Весной 1958 года, как вспоминал Анатолий Пилихин, «на рыбалке, в самый разгар клёва, Жуков что-то вспомнил и, бросив удочку, направился к моей машине. Записав пришедшее ему на ум, он вернулся и сказал: “Надо быстро написать книгу”. Жуков частенько трудился над своими “Воспоминаниями и размышлениями” в уголке столовой за низким столиком, пользовался диктофоном».

Прежде чем засесть за рукопись, маршал перечитал горы литературы. Искал нужные статьи по интересовавшим его темам в различных журналах, в том числе в военных. Делал пометки на полях. Записывал. С особым интересом читал немцев — фельдмаршалов, генералов. Многих из них он встречал на поле боя. Знал цену их словам. Различал, где солдатская правда, а где политика.

На даче в Сосновке ему и жилось спокойно, и работалось хорошо. Ничто не отвлекало.

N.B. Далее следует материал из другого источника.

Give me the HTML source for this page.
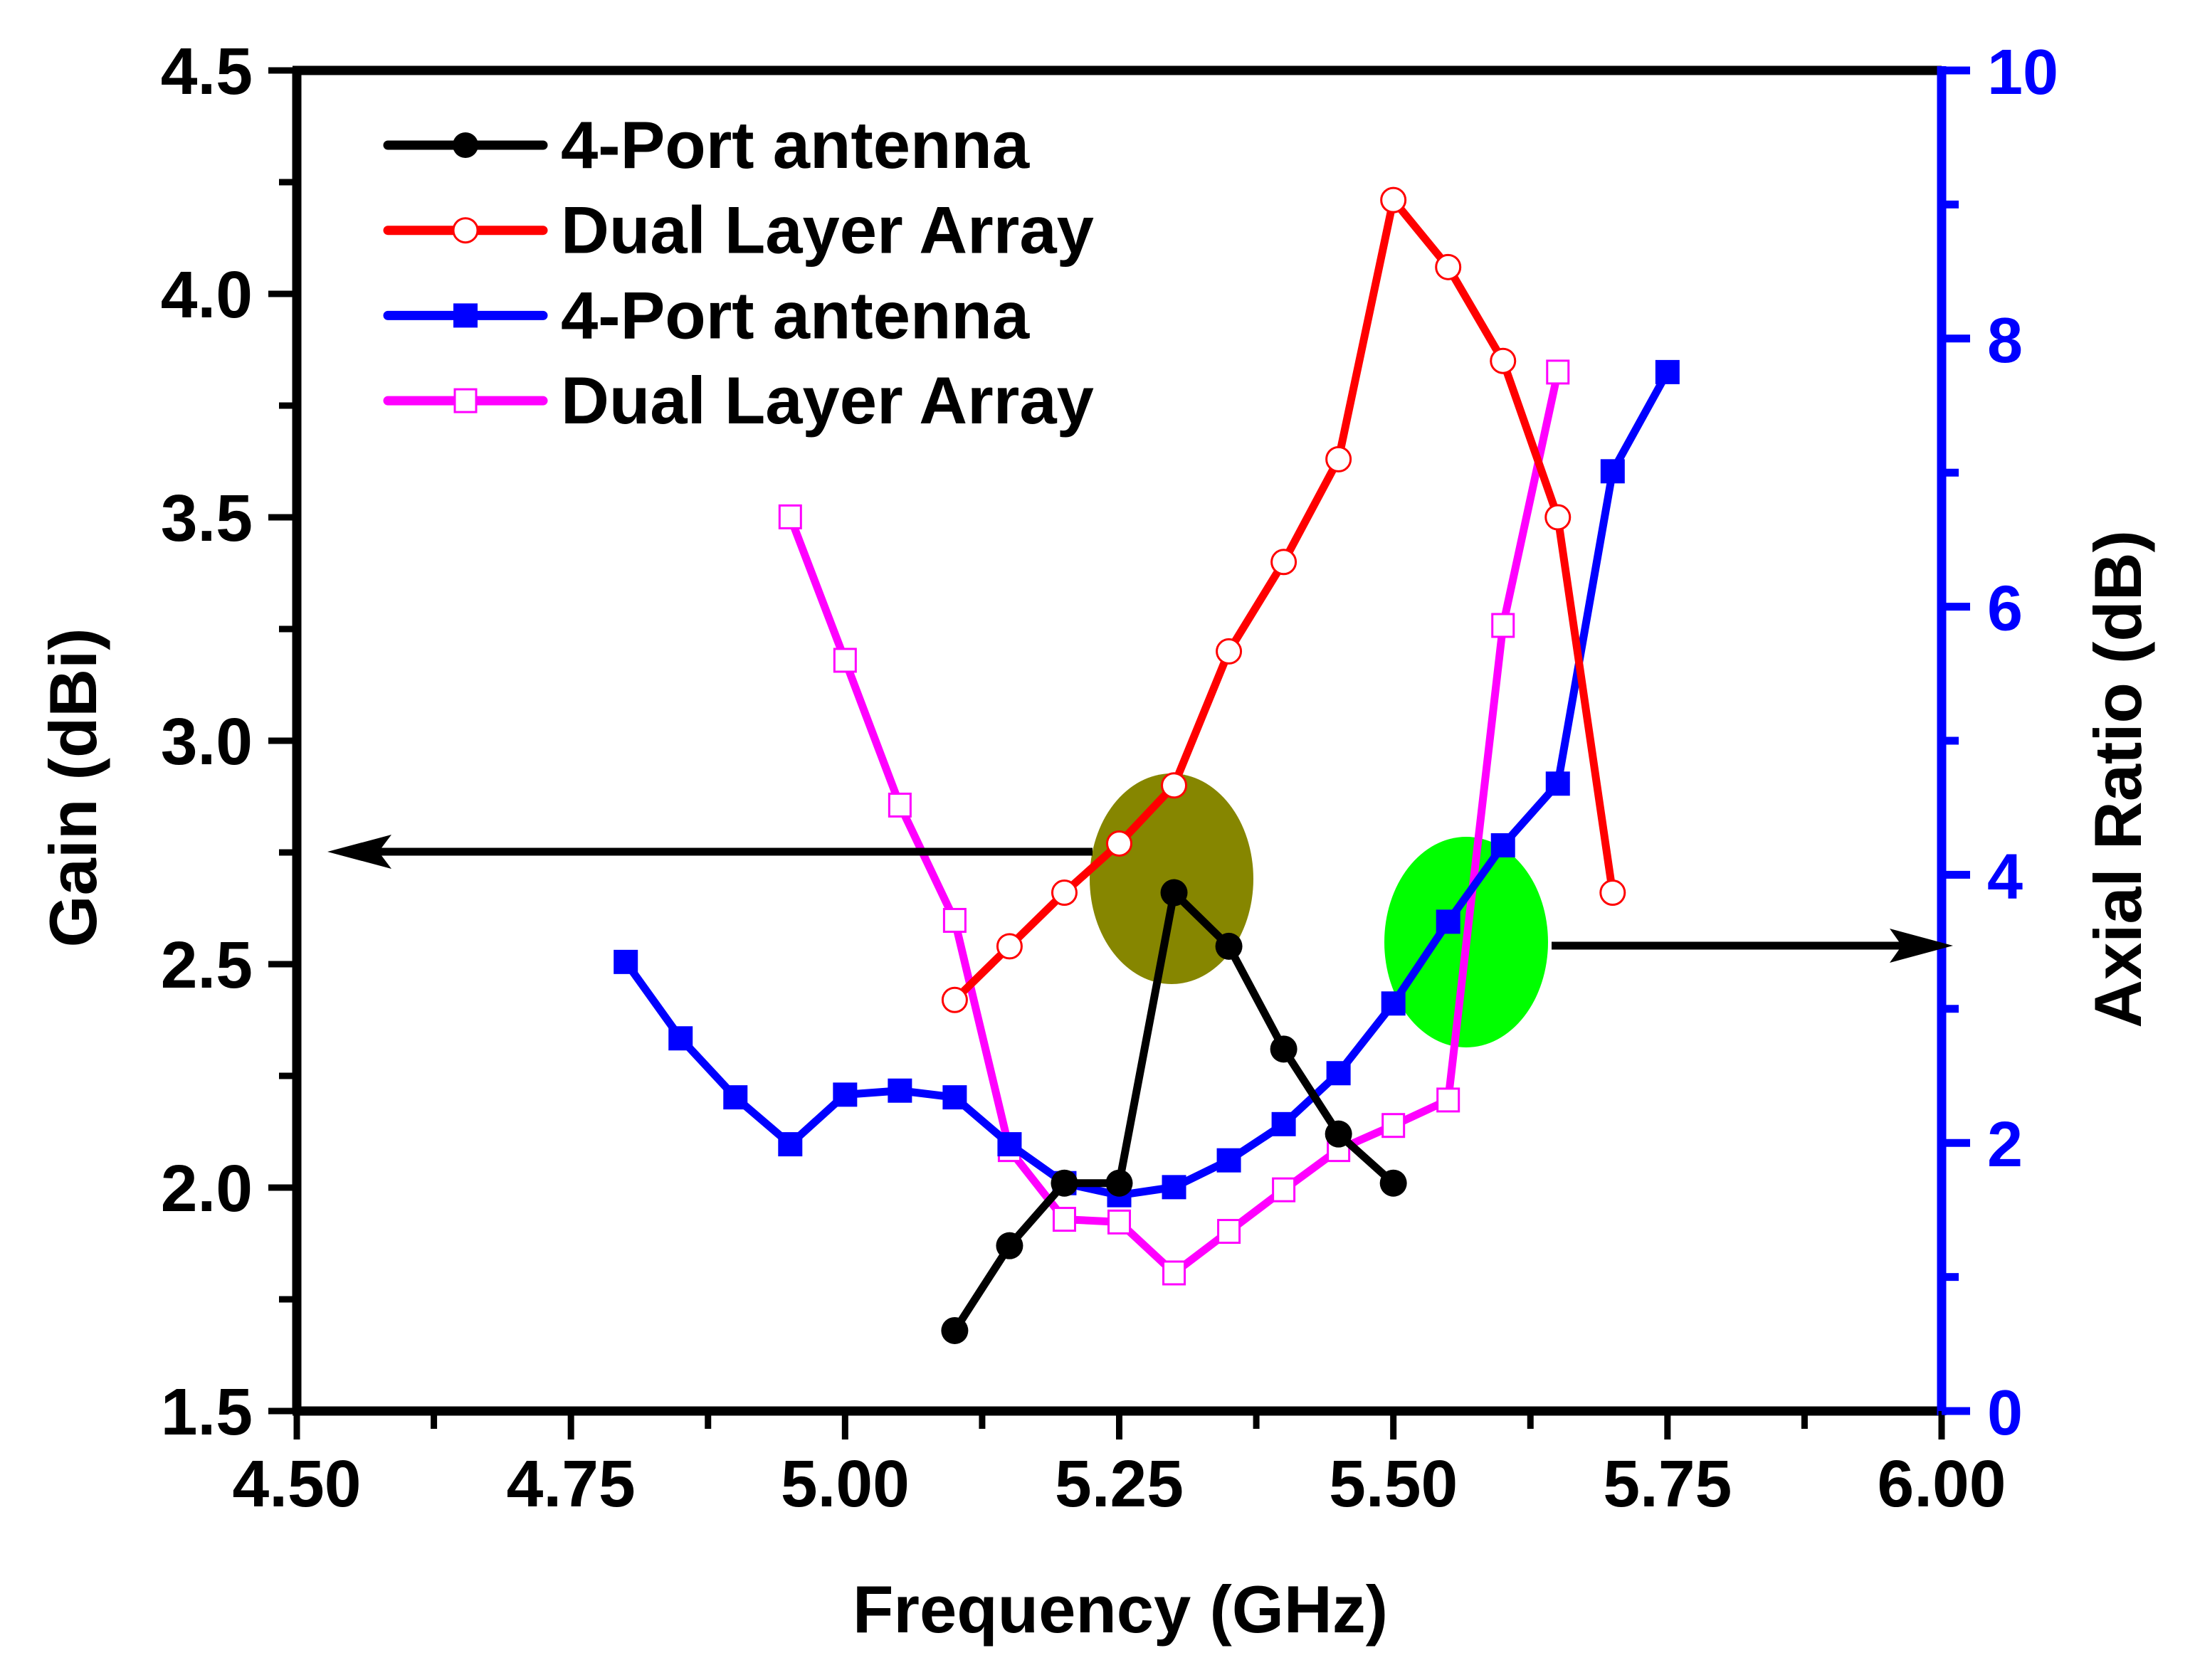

Работа над книгой настолько увлекла, что он не замечал хода времени. Изредка выходил в сад. Завидев дворничиху Валю, спрашивал: «Валя, какой лист огурец пустил?» — «Да по четвёртому и пятому уже», — отвечала Валя. Жукову нравилось разговаривать с ней, слушать её ярославский говорок. В другой раз начинал расспрашивать о деревне. Она пускалась в рассказы. И вдруг он ей: «А у нас на Протве…» Потом прибегал приблудный пёс Стёпка, улыбался, ласково и просительно тёрся о ногу хозяина дачи. «Валя, принеси ему колбаски», — уступал он просьбе Стёпки и трепал его за холку. Немного подышав лесным воздухом, снова уходил к столу.